2. The apparatus as claimed in claim 1, wherein toner images of different colors are sequentially formed on said image carrier and sequentially transferred from said image carrier to the movable body side one above the other, forming a full-color image.

3. The apparatus as claimed in claim 2, wherein said image carrier comprises a plurality of image carriers each for carrying a toner image of a particular color, and wherein said movable body is movable in contact with said plurality of image carriers.

4. The apparatus as claimed in claim 3, further comprising:

sensing means for sensing the toner images transferred to said movable body; and

correcting means for correcting, based on an output of said sensing means, a relative positional deviation between the toner images formed on said image carriers;

wherein a reference toner image pattern is formed on each of said image carriers and then transferred to said movable body.

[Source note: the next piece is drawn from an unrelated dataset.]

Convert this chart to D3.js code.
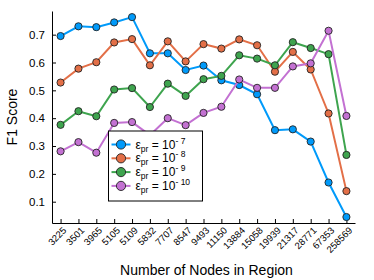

5. The apparatus as claimed in claim 4, wherein said movable body comprises an endless belt.

6. An image forming method comprising the steps of:

moving a surface of an image carrier, which carries a toner image thereon, in a preselected direction;

moving a surface of a movable body in a same direction as the surface of said image carrier in contact with said surface of said image carrier, thereby forming a nip;

exerting a force that pulls a portion of said movable body contacting said image carrier out of the nip;

transferring the toner image from said image carrier to a movable body side at the nip; and

controllably driving said image carrier and said movable body so said movable body starts moving after said image carrier has started moving such that a slack develops in the moveable body at a position downstream of the nip,

wherein the exerting step exerts a force to drive a downstream roller to pick up the slack developed in the moveable body.

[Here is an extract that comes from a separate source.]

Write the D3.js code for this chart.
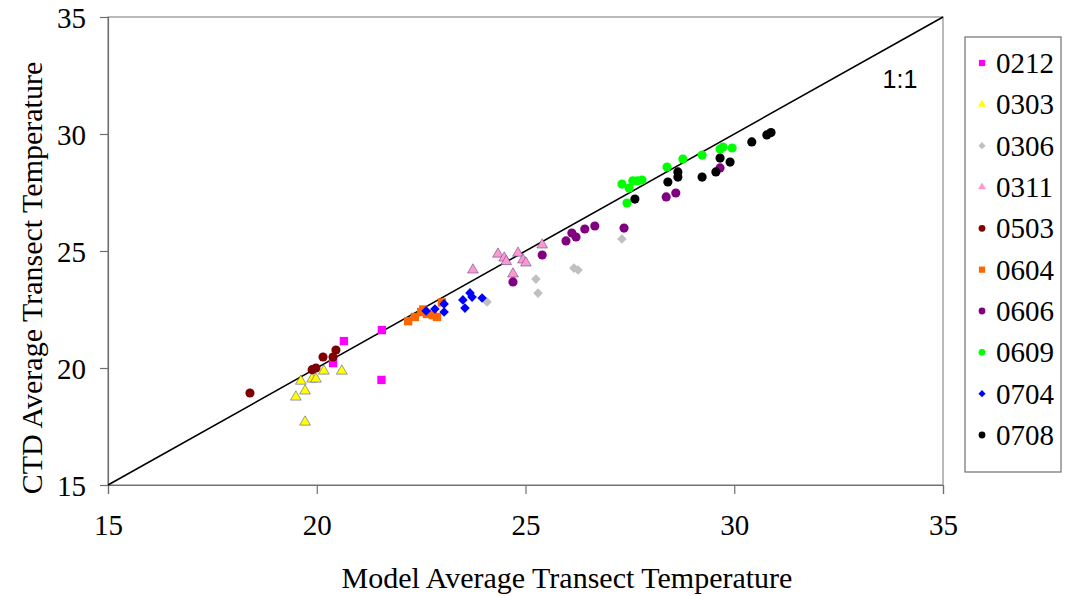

7. An image forming apparatus comprising:

an image carrier having a surface movable in a preselected direction while carrying a toner image on said surface;

a movable body having a surface movable in a same direction as the surface of said image carrier in contact with said surface of said image carrier, thereby forming a nip;

at least one downstream roller configured to exert a force that pulls a portion of said movable body contacting said image carrier out of the nip;

an image transferring unit configured to transfer the toner image from said image carrier to a movable body side at the nip; and

a controller configured to controllably drive said image carrier and said movable body;

wherein said controller starts driving said movable body after driving said image carrier such that a slack develops in the moveable body at a position downstream of the nip, and controls said at least one downstream roller to pick up the slack developed in the moveable body.

8. The apparatus as claimed in claim 7, wherein toner images of different colors are sequentially formed on said image carrier and sequentially transferred from said image carrier to the movable body side one above the other, forming a full-color image.

9. The apparatus as claimed in claim 8, wherein said image carrier comprises a plurality of image carriers each configured to carry a toner image of a particular color, and wherein said movable body is movable in contact with said plurality of image carriers.

10. The apparatus as claimed in claim 9, further comprising:

a sensor configured to sense the toner images transferred to said movable body; and

a correcting unit configured to correct, based on an output of said sensor, a relative positional deviation between the toner images formed on said image carriers;

wherein a reference toner image pattern is formed on each of said image carriers and then transferred to said movable body.

11. The apparatus as claimed in claim 10, wherein said movable body comprises an endless belt.